WHAT TO DO – Restate the data exactly as given and keep the pictures out.

RECORDED DATA –
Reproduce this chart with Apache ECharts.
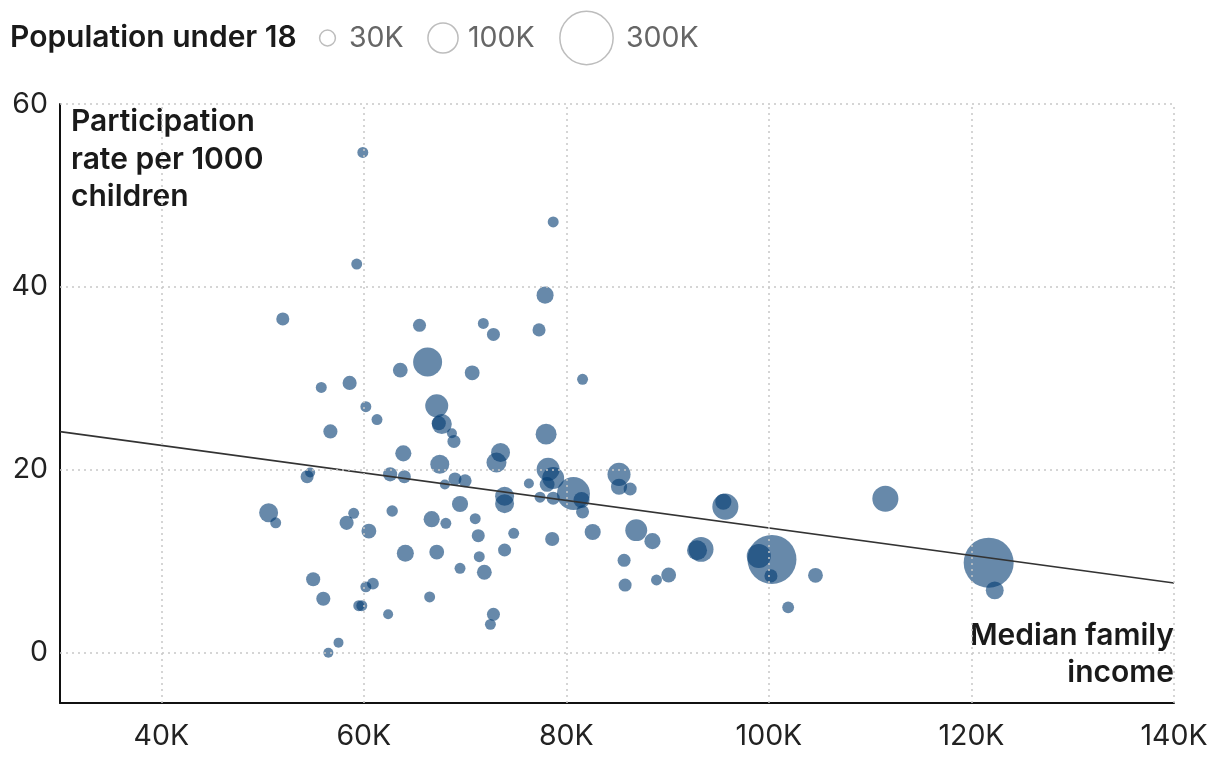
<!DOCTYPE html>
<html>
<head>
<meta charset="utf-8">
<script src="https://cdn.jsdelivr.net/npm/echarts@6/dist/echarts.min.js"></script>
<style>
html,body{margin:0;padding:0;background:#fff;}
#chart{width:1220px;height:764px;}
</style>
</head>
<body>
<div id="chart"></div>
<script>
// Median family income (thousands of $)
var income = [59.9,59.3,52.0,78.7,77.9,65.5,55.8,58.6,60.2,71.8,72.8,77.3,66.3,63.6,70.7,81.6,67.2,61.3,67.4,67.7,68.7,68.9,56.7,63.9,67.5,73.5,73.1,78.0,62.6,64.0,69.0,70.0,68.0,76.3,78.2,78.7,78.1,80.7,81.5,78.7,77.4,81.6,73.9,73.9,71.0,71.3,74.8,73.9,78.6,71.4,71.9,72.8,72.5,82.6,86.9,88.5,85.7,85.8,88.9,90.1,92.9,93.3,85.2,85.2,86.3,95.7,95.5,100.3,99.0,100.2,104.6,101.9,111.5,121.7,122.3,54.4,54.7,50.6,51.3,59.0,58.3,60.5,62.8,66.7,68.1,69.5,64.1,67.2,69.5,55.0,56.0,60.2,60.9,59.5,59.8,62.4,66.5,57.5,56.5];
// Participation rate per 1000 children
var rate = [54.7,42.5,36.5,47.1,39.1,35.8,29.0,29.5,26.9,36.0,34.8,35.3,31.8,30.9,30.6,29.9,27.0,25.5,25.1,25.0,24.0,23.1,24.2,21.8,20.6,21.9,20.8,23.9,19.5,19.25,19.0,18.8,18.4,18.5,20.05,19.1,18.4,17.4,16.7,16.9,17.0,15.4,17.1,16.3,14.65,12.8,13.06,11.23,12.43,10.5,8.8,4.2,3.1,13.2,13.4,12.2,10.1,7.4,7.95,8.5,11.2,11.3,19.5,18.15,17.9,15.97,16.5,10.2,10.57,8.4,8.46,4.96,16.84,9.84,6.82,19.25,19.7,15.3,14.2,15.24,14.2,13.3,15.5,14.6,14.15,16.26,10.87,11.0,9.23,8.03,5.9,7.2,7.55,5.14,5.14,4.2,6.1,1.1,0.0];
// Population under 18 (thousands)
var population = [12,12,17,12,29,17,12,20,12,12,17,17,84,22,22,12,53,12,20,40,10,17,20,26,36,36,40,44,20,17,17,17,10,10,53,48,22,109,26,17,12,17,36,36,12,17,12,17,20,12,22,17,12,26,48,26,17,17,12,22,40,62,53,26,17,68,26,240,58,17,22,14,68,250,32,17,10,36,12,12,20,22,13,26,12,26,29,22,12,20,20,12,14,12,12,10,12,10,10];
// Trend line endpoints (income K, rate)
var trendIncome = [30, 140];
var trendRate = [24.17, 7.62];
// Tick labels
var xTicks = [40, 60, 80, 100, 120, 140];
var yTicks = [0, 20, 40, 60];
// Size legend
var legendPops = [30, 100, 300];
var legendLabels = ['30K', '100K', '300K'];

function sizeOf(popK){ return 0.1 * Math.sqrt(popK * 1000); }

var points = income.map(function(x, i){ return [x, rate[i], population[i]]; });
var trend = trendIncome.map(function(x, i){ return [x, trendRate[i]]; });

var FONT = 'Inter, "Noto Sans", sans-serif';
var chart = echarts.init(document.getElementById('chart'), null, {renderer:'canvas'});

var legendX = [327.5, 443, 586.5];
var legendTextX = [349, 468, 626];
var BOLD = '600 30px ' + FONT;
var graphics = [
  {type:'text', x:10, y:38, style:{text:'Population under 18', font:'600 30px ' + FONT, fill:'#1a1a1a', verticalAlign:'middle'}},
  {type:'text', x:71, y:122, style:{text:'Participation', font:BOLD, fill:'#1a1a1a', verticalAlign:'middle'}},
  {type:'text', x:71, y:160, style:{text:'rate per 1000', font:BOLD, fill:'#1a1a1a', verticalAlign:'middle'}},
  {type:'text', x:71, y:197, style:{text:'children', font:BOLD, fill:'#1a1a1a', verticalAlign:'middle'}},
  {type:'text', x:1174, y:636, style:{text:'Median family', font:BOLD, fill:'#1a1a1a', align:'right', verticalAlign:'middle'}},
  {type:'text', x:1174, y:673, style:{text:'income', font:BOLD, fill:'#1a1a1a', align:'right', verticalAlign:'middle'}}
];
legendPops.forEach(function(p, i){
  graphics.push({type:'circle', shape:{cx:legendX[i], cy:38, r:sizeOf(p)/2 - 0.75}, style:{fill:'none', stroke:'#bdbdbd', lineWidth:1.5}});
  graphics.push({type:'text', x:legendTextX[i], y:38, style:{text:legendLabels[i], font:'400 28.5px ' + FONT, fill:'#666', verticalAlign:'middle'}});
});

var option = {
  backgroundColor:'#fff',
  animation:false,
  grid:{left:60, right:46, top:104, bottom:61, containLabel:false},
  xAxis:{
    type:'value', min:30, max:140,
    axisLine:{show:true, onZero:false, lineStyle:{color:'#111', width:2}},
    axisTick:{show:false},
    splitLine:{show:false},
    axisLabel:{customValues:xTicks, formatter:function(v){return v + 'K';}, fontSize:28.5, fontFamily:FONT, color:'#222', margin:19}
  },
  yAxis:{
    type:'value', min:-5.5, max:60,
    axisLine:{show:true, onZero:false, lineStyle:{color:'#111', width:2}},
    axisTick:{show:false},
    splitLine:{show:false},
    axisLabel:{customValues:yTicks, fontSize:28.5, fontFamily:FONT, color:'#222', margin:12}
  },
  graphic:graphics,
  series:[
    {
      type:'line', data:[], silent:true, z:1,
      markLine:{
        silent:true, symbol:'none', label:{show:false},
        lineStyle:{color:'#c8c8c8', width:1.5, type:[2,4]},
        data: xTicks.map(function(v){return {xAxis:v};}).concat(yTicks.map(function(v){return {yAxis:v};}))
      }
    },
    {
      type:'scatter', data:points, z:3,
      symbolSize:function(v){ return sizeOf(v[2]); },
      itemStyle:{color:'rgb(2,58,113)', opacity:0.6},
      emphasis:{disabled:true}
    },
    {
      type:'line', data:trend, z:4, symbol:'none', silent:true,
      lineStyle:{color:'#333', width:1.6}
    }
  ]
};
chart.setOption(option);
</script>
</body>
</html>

EXERCISE RESPONSE –
Reproduce this chart with Apache ECharts.
<!DOCTYPE html>
<html>
<head>
<meta charset="utf-8">
<script src="https://cdn.jsdelivr.net/npm/echarts@6/dist/echarts.min.js"></script>
<style>
html,body{margin:0;padding:0;background:#fff;}
#chart{width:1220px;height:764px;}
</style>
</head>
<body>
<div id="chart"></div>
<script>
// Median family income (thousands of $)
var income = [59.9,59.3,52.0,78.7,77.9,65.5,55.8,58.6,60.2,71.8,72.8,77.3,66.3,63.6,70.7,81.6,67.2,61.3,67.4,67.7,68.7,68.9,56.7,63.9,67.5,73.5,73.1,78.0,62.6,64.0,69.0,70.0,68.0,76.3,78.2,78.7,78.1,80.7,81.5,78.7,77.4,81.6,73.9,73.9,71.0,71.3,74.8,73.9,78.6,71.4,71.9,72.8,72.5,82.6,86.9,88.5,85.7,85.8,88.9,90.1,92.9,93.3,85.2,85.2,86.3,95.7,95.5,100.3,99.0,100.2,104.6,101.9,111.5,121.7,122.3,54.4,54.7,50.6,51.3,59.0,58.3,60.5,62.8,66.7,68.1,69.5,64.1,67.2,69.5,55.0,56.0,60.2,60.9,59.5,59.8,62.4,66.5,57.5,56.5];
// Participation rate per 1000 children
var rate = [54.7,42.5,36.5,47.1,39.1,35.8,29.0,29.5,26.9,36.0,34.8,35.3,31.8,30.9,30.6,29.9,27.0,25.5,25.1,25.0,24.0,23.1,24.2,21.8,20.6,21.9,20.8,23.9,19.5,19.25,19.0,18.8,18.4,18.5,20.05,19.1,18.4,17.4,16.7,16.9,17.0,15.4,17.1,16.3,14.65,12.8,13.06,11.23,12.43,10.5,8.8,4.2,3.1,13.2,13.4,12.2,10.1,7.4,7.95,8.5,11.2,11.3,19.5,18.15,17.9,15.97,16.5,10.2,10.57,8.4,8.46,4.96,16.84,9.84,6.82,19.25,19.7,15.3,14.2,15.24,14.2,13.3,15.5,14.6,14.15,16.26,10.87,11.0,9.23,8.03,5.9,7.2,7.55,5.14,5.14,4.2,6.1,1.1,0.0];
// Population under 18 (thousands)
var population = [12,12,17,12,29,17,12,20,12,12,17,17,84,22,22,12,53,12,20,40,10,17,20,26,36,36,40,44,20,17,17,17,10,10,53,48,22,109,26,17,12,17,36,36,12,17,12,17,20,12,22,17,12,26,48,26,17,17,12,22,40,62,53,26,17,68,26,240,58,17,22,14,68,250,32,17,10,36,12,12,20,22,13,26,12,26,29,22,12,20,20,12,14,12,12,10,12,10,10];
// Trend line endpoints (income K, rate)
var trendIncome = [30, 140];
var trendRate = [24.17, 7.62];
// Tick labels
var xTicks = [40, 60, 80, 100, 120, 140];
var yTicks = [0, 20, 40, 60];
// Size legend
var legendPops = [30, 100, 300];
var legendLabels = ['30K', '100K', '300K'];

function sizeOf(popK){ return 0.1 * Math.sqrt(popK * 1000); }

var points = income.map(function(x, i){ return [x, rate[i], population[i]]; });
var trend = trendIncome.map(function(x, i){ return [x, trendRate[i]]; });

var FONT = 'Inter, "Noto Sans", sans-serif';
var chart = echarts.init(document.getElementById('chart'), null, {renderer:'canvas'});

var legendX = [327.5, 443, 586.5];
var legendTextX = [349, 468, 626];
var BOLD = '600 30px ' + FONT;
var graphics = [
  {type:'text', x:10, y:38, style:{text:'Population under 18', font:'600 30px ' + FONT, fill:'#1a1a1a', verticalAlign:'middle'}},
  {type:'text', x:71, y:122, style:{text:'Participation', font:BOLD, fill:'#1a1a1a', verticalAlign:'middle'}},
  {type:'text', x:71, y:160, style:{text:'rate per 1000', font:BOLD, fill:'#1a1a1a', verticalAlign:'middle'}},
  {type:'text', x:71, y:197, style:{text:'children', font:BOLD, fill:'#1a1a1a', verticalAlign:'middle'}},
  {type:'text', x:1174, y:636, style:{text:'Median family', font:BOLD, fill:'#1a1a1a', align:'right', verticalAlign:'middle'}},
  {type:'text', x:1174, y:673, style:{text:'income', font:BOLD, fill:'#1a1a1a', align:'right', verticalAlign:'middle'}}
];
legendPops.forEach(function(p, i){
  graphics.push({type:'circle', shape:{cx:legendX[i], cy:38, r:sizeOf(p)/2 - 0.75}, style:{fill:'none', stroke:'#bdbdbd', lineWidth:1.5}});
  graphics.push({type:'text', x:legendTextX[i], y:38, style:{text:legendLabels[i], font:'400 28.5px ' + FONT, fill:'#666', verticalAlign:'middle'}});
});

var option = {
  backgroundColor:'#fff',
  animation:false,
  grid:{left:60, right:46, top:104, bottom:61, containLabel:false},
  xAxis:{
    type:'value', min:30, max:140,
    axisLine:{show:true, onZero:false, lineStyle:{color:'#111', width:2}},
    axisTick:{show:false},
    splitLine:{show:false},
    axisLabel:{customValues:xTicks, formatter:function(v){return v + 'K';}, fontSize:28.5, fontFamily:FONT, color:'#222', margin:19}
  },
  yAxis:{
    type:'value', min:-5.5, max:60,
    axisLine:{show:true, onZero:false, lineStyle:{color:'#111', width:2}},
    axisTick:{show:false},
    splitLine:{show:false},
    axisLabel:{customValues:yTicks, fontSize:28.5, fontFamily:FONT, color:'#222', margin:12}
  },
  graphic:graphics,
  series:[
    {
      type:'line', data:[], silent:true, z:1,
      markLine:{
        silent:true, symbol:'none', label:{show:false},
        lineStyle:{color:'#c8c8c8', width:1.5, type:[2,4]},
        data: xTicks.map(function(v){return {xAxis:v};}).concat(yTicks.map(function(v){return {yAxis:v};}))
      }
    },
    {
      type:'scatter', data:points, z:3,
      symbolSize:function(v){ return sizeOf(v[2]); },
      itemStyle:{color:'rgb(2,58,113)', opacity:0.6},
      emphasis:{disabled:true}
    },
    {
      type:'line', data:trend, z:4, symbol:'none', silent:true,
      lineStyle:{color:'#333', width:1.6}
    }
  ]
};
chart.setOption(option);
</script>
</body>
</html>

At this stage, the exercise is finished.